Ukrainian women and children fill up the cars of the Warsaw-Chelm-Kyiv train, along with their personal luggage and a lifetime of traumatic experiences. Peering into the landscape outside the window, I try to find similarities with my native land. Poppies are spread across the green-velvet fields. These red spots resemble blood seeping onto a shirt from a sharp blade. For Europeans, wearing a poppy pin came to symbolize a world that stopped fascism from swallowing it whole. But that very same world, after many years, is now faced yet again with the threat of fascism, only this time it has taken on a Russian form. 

Leaving Warsaw, which was rebuilt after surviving years of Nazi bombing campaigns, I have no doubt that landscapes retain memories of war than we do. After all, their wounds heal more slowly. And the soil captures the enemy’s boots, which trampled the same poppies as they engaged in a conquest of the land.

***

All my thoughts are on my reunion with a house that is no more.

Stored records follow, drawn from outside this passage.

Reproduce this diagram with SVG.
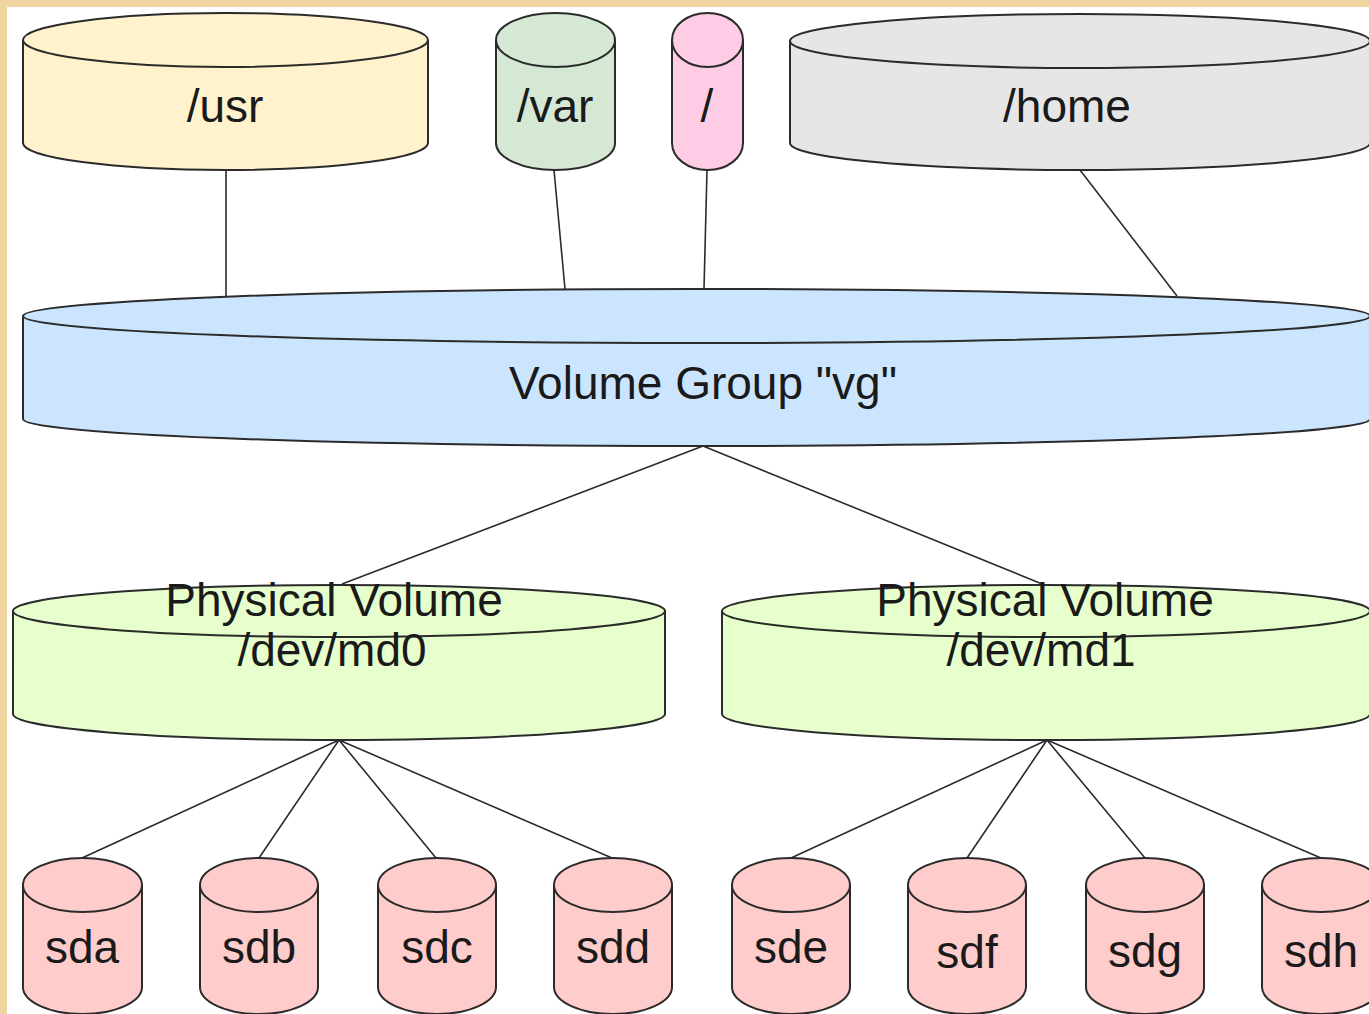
<svg xmlns="http://www.w3.org/2000/svg" width="1369" height="1014" viewBox="0 0 1369 1014">
<style>
.s{stroke:#2b2b2b;stroke-width:2}
.t{font-family:"Liberation Sans",Arial,sans-serif;font-size:46px;fill:#1a1a1a;text-anchor:middle}
.c{stroke:#2b2b2b;stroke-width:1.6;fill:none}
</style>
<rect x="0" y="0" width="1369" height="1014" fill="#efd4a0"/>
<rect x="7" y="7" width="1362" height="1007" fill="#ffffff"/>
<g id="connectors">
<line class="c" x1="226" y1="170" x2="226" y2="296"/>
<line class="c" x1="554" y1="170" x2="565" y2="289"/>
<line class="c" x1="707" y1="170" x2="704" y2="289"/>
<line class="c" x1="1080" y1="170" x2="1177" y2="296"/>
<line class="c" x1="703" y1="446" x2="342" y2="584"/>
<line class="c" x1="703" y1="446" x2="1042" y2="584"/>
<line class="c" x1="339" y1="740" x2="82" y2="858"/>
<line class="c" x1="339" y1="740" x2="259" y2="858"/>
<line class="c" x1="339" y1="740" x2="436" y2="858"/>
<line class="c" x1="339" y1="740" x2="612" y2="858"/>
<line class="c" x1="1047" y1="740" x2="791" y2="858"/>
<line class="c" x1="1047" y1="740" x2="967" y2="858"/>
<line class="c" x1="1047" y1="740" x2="1145" y2="858"/>
<line class="c" x1="1047" y1="740" x2="1321" y2="858"/>
</g>
<g id="usr">
<path class="s" fill="#fff2cc" d="M23,40 A202.5,27 0 0 1 428,40 L428,143 A202.5,27 0 0 1 23,143 Z"/>
<path class="s" fill="none" d="M23,40 A202.5,27 0 0 0 428,40"/>
<text class="t" x="225" y="122">/usr</text>
</g>
<g id="var">
<path class="s" fill="#d5e8d4" d="M496,40 A59.5,27 0 0 1 615,40 L615,143 A59.5,27 0 0 1 496,143 Z"/>
<path class="s" fill="none" d="M496,40 A59.5,27 0 0 0 615,40"/>
<text class="t" x="555" y="122">/var</text>
</g>
<g id="root">
<path class="s" fill="#ffcce6" d="M672,40 A35.5,27 0 0 1 743,40 L743,143 A35.5,27 0 0 1 672,143 Z"/>
<path class="s" fill="none" d="M672,40 A35.5,27 0 0 0 743,40"/>
<text class="t" x="707" y="122">/</text>
</g>
<g id="home">
<path class="s" fill="#e6e6e6" d="M790,41 A290,27 0 0 1 1370,41 L1370,143 A290,27 0 0 1 790,143 Z"/>
<path class="s" fill="none" d="M790,41 A290,27 0 0 0 1370,41"/>
<text class="t" x="1067" y="122">/home</text>
</g>
<g id="vg">
<path class="s" fill="#cce5ff" d="M23,316 A673.5,27 0 0 1 1370,316 L1370,419 A673.5,27 0 0 1 23,419 Z"/>
<path class="s" fill="none" d="M23,316 A673.5,27 0 0 0 1370,316"/>
<text class="t" x="703" y="399">Volume Group "vg"</text>
</g>
<g id="md0">
<path class="s" fill="#e6ffcc" d="M13,611 A326,26 0 0 1 665,611 L665,714 A326,26 0 0 1 13,714 Z"/>
<path class="s" fill="none" d="M13,611 A326,26 0 0 0 665,611"/>
<text class="t" x="334" y="616">Physical Volume</text>
<text class="t" x="332" y="666">/dev/md0</text>
</g>
<g id="md1">
<path class="s" fill="#e6ffcc" d="M722,611 A324,26 0 0 1 1370,611 L1370,714 A324,26 0 0 1 722,714 Z"/>
<path class="s" fill="none" d="M722,611 A324,26 0 0 0 1370,611"/>
<text class="t" x="1045" y="616">Physical Volume</text>
<text class="t" x="1041" y="666">/dev/md1</text>
</g>
<g id="sda">
<path class="s" fill="#ffcccc" d="M23,885 A59.5,27 0 0 1 142,885 L142,987 A59.5,27 0 0 1 23,987 Z"/>
<path class="s" fill="none" d="M23,885 A59.5,27 0 0 0 142,885"/>
<text class="t" x="82" y="963">sda</text>
</g>
<g id="sdb">
<path class="s" fill="#ffcccc" d="M200,885 A59,27 0 0 1 318,885 L318,987 A59,27 0 0 1 200,987 Z"/>
<path class="s" fill="none" d="M200,885 A59,27 0 0 0 318,885"/>
<text class="t" x="259" y="963">sdb</text>
</g>
<g id="sdc">
<path class="s" fill="#ffcccc" d="M378,885 A59,27 0 0 1 496,885 L496,987 A59,27 0 0 1 378,987 Z"/>
<path class="s" fill="none" d="M378,885 A59,27 0 0 0 496,885"/>
<text class="t" x="437" y="963">sdc</text>
</g>
<g id="sdd">
<path class="s" fill="#ffcccc" d="M554,885 A59,27 0 0 1 672,885 L672,987 A59,27 0 0 1 554,987 Z"/>
<path class="s" fill="none" d="M554,885 A59,27 0 0 0 672,885"/>
<text class="t" x="613" y="963">sdd</text>
</g>
<g id="sde">
<path class="s" fill="#ffcccc" d="M732,885 A59,27 0 0 1 850,885 L850,987 A59,27 0 0 1 732,987 Z"/>
<path class="s" fill="none" d="M732,885 A59,27 0 0 0 850,885"/>
<text class="t" x="791" y="963">sde</text>
</g>
<g id="sdf">
<path class="s" fill="#ffcccc" d="M908,885 A59,27 0 0 1 1026,885 L1026,987 A59,27 0 0 1 908,987 Z"/>
<path class="s" fill="none" d="M908,885 A59,27 0 0 0 1026,885"/>
<text class="t" x="967" y="968">sdf</text>
</g>
<g id="sdg">
<path class="s" fill="#ffcccc" d="M1086,885 A59,27 0 0 1 1204,885 L1204,987 A59,27 0 0 1 1086,987 Z"/>
<path class="s" fill="none" d="M1086,885 A59,27 0 0 0 1204,885"/>
<text class="t" x="1145" y="967">sdg</text>
</g>
<g id="sdh">
<path class="s" fill="#ffcccc" d="M1262,885 A59,27 0 0 1 1380,885 L1380,987 A59,27 0 0 1 1262,987 Z"/>
<path class="s" fill="none" d="M1262,885 A59,27 0 0 0 1380,885"/>
<text class="t" x="1321" y="967">sdh</text>
</g>
</svg>
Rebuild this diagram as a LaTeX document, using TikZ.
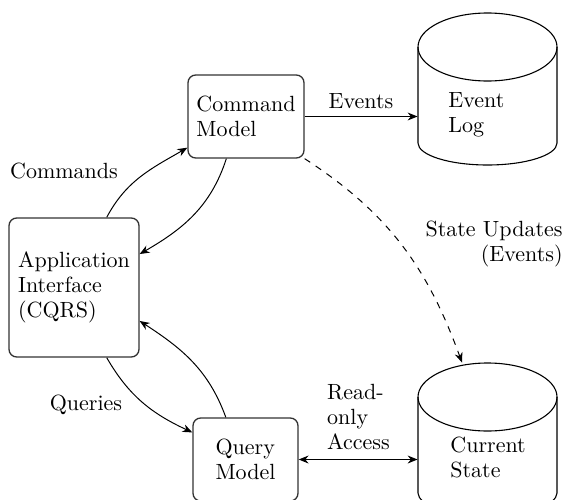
\documentclass[tikz,border=0pt]{standalone}
\usetikzlibrary{arrows.meta}
\newcommand\pxu{0.4545pt}
\begin{document}
\begin{tikzpicture}[x=\pxu,y=\pxu,
  font=\fontsize{10}{11.4}\selectfont,
  box/.style={draw=black!80, line width=0.6pt, rounded corners=3.5pt, align=left, inner sep=0pt},
  cyl/.style={draw=none, inner sep=0pt},
  lbl/.style={inner sep=0pt, align=left},
  conn/.style={-{Stealth[length=4.5pt,width=3.6pt]}, line width=0.45pt},
  cylline/.style={line width=0.5pt},
]
\useasboundingbox (0,0) rectangle (565,499);
\clip (0,0) rectangle (565,499);
% boxes
\node[box, minimum width=116*\pxu, minimum height=83*\pxu] (cm) at (246,382.5) {Command\\Model};
\node[box, minimum width=130*\pxu, minimum height=139*\pxu] (app) at (74,211.5) {Application\\Interface\\(CQRS)};
\node[box, minimum width=105*\pxu, minimum height=83*\pxu] (qm) at (245.5,39.5) {Query\\Model};
% cylinders
\draw[cylline] (418,452) -- (418,356) arc[start angle=180, end angle=360, x radius=69.5, y radius=22] -- (557,452);
\draw[cylline] (487.5,452) ellipse [x radius=69.5, y radius=34];
\draw[cylline] (418,102) -- (418,6) arc[start angle=180, end angle=360, x radius=69.5, y radius=22] -- (557,102);
\draw[cylline] (487.5,102) ellipse [x radius=69.5, y radius=34];
\node[cyl, minimum width=139*\pxu, minimum height=152*\pxu] (ev) at (487.5,410) {};
\node[cyl, minimum width=139*\pxu, minimum height=152*\pxu] (cs) at (487.5,60) {};
\node[lbl, anchor=west] (evt) at (448,384) {Event\\Log};
\node[lbl, anchor=west] (cst) at (450,41.5) {Current\\State};
% connectors
\draw[conn] (cm.east) -- (cm.east -| ev.west);
\draw[conn] (app.65) to[out=62, in=210] (cm.208);
\draw[conn] (cm.245) to[out=-108, in=30] (app.27);
\draw[conn] (app.-65) to[out=-60, in=155] (qm.153);
\draw[conn] (qm.115) to[out=110, in=-33] (app.-27);
\draw[conn, dashed] (cm.south east) to[out=-33, in=110] ([xshift=-25.5*\pxu]cs.north);
\draw[conn, {Stealth[length=4.5pt,width=3.6pt]}-{Stealth[length=4.5pt,width=3.6pt]}] (qm.east) -- (qm.east -| cs.west);
% labels
\node[anchor=base, inner sep=0pt] (le) at (361,391) {Events};
\node[anchor=base, inner sep=0pt] (lc) at (64,321) {Commands};
\node[anchor=base, inner sep=0pt] (lq) at (86,89) {Queries};
\node[lbl, align=right, anchor=east] (ls) at (563,255.4) {State Updates\\(Events)};
\node[lbl, anchor=center] (lr) at (358.5,82) {Read-\\only\\Access};
\end{tikzpicture}
\end{document}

Since the beginning of the large-scale Russian invasion, I have read many texts from my colleagues and friends about their losses. As I packed my things, I thought for a moment that I would never see my home again. I did not want to believe it was possible. I collected my things, thinking about which basements and forests I could spend the night in. So I took comfortable dark items of clothing similar to what those going on a hike might wear. There was no symbolism to be found in my collection of items, only pragmatic and rational thinking. Otherwise, there would have been a bag overflowing with books, drawings, photographs, and my personal archive. Nobody can truly comprehend the reality of war. Knowing it has happened turned out to be quite different from how it was experienced.

But I’m not here to tell you about farewells–this is about my return.

Both Kyiv and Irpin have changed quite a lot. The subway in Kyiv is twice as slow, and when the sirens sound, there are even further delays to the Left Bank of Kyiv. Some exits are blocked, so people have to travel on different roads and look around for basements and shelters, just in case. Sandbags remain a characteristic of the urban landscape, although there are less than before. In Irpin, the roads were wounded by artillery shelling, and the remains of automobiles were carefully piled on both sides of the road. The ruined bridge has already become a "living monument" near which visiting journalists and politicians pose for iconic photographs. Electric wires are scattered along the streets like strands of hair. Despite all this, the city is coming back to life.

The Ukrainian national flags, hanging on many buildings throughout both cities, symbolize our unshakable will. People who try to enjoy casual encounters represent our unshakable faith. Everyone helps as much as they can. Everyone lives as best they can. Everyone lives, and this is already a powerful political statement. 

I also had faith. Seeing the photos of my house sent by my neighbors, I saw that nothing was left. I wanted to imagine that there might be my refrigerator where I had left a bottle of pét-nat wine from Odesa. I thought it would be a lovely “welcome home” drink, after all. 

Instead, only emptiness awaited me–dust and ashes. There was no roof and the walls were torn by fire, as if by a cat’s claws. But even my own cat never inflicted such damage.

There was a profound lack of books and paintings. Broken glasses, pots, a metal frame from an armchair, springs from a mattress were in the middle of the apartment. This is because on the first day of the invasion, I moved my bed a little further from the window. Instead of a refrigerator, I now have only two burnt metal walls. Only a plate and casserole bowl are left intact, as they were designed to withstand a high degree of fire.

Once, I interviewed Ukrainian artist Anna Zvyagintseva, who said that, in fact, an "empty space" is always filled with something. Now I fully understand what she meant. Now I know what emptiness smells like: It smells like fire, and that smell hits you right from the front doorstep. I know what it feels when you touch an empty void–its gray-haired crumbs fall apart in my hands. It is gentle and soft, but she is no less violent. I know the volume of this void: It is a little less than 43 square meters, and it all fits in my body, somewhere between the ribs. I feel its volume as if I am a baby in this womb. Today I am reborn.

Standing among the ruined things and of what was once a cozy sweet home, I don't know how I really feel. But I surely understand that I am not ready to copy this aphid yet. It's as if I’ve ventured inward, brushing up against my organs. This ash, for me, is very much something that I can compare with Julia Kristeva's idea of the nature of abjection. But my own horror is sensitive, intimate, and warm at the same time. My horror is beauty for somebody else.

Indeed, now I only remember the empty, mutilated space.

From the lines of Serhiy Zhadan’s poem “Warsaw”, I know that, “We are the consequences of these revolutions.” But more than that, we are the revolution itself. Home for ourselves, country for ourselves. Self-memory and self-pain.

***

This time, the road back coincided with the sunset. There were no poppies outside the window. Instead, over the course of  three months, Czech hedgehogs [Editor’s note: anti-tank obstacles] settled across my country. Like metal flowers, they are reminiscent of what beauty and the nature of freedom really are. Taking care of each of us, they settled along the railroad to remind us of the present day. Peering into the evening landscape outside my window, I tried to remember everything that had happened to me. My memories revealed details of an old interior, dust, ashes, crumbs of tiles, destroyed houses, and people returning to their cities. 

I'm not running away–I simply cannot run from myself.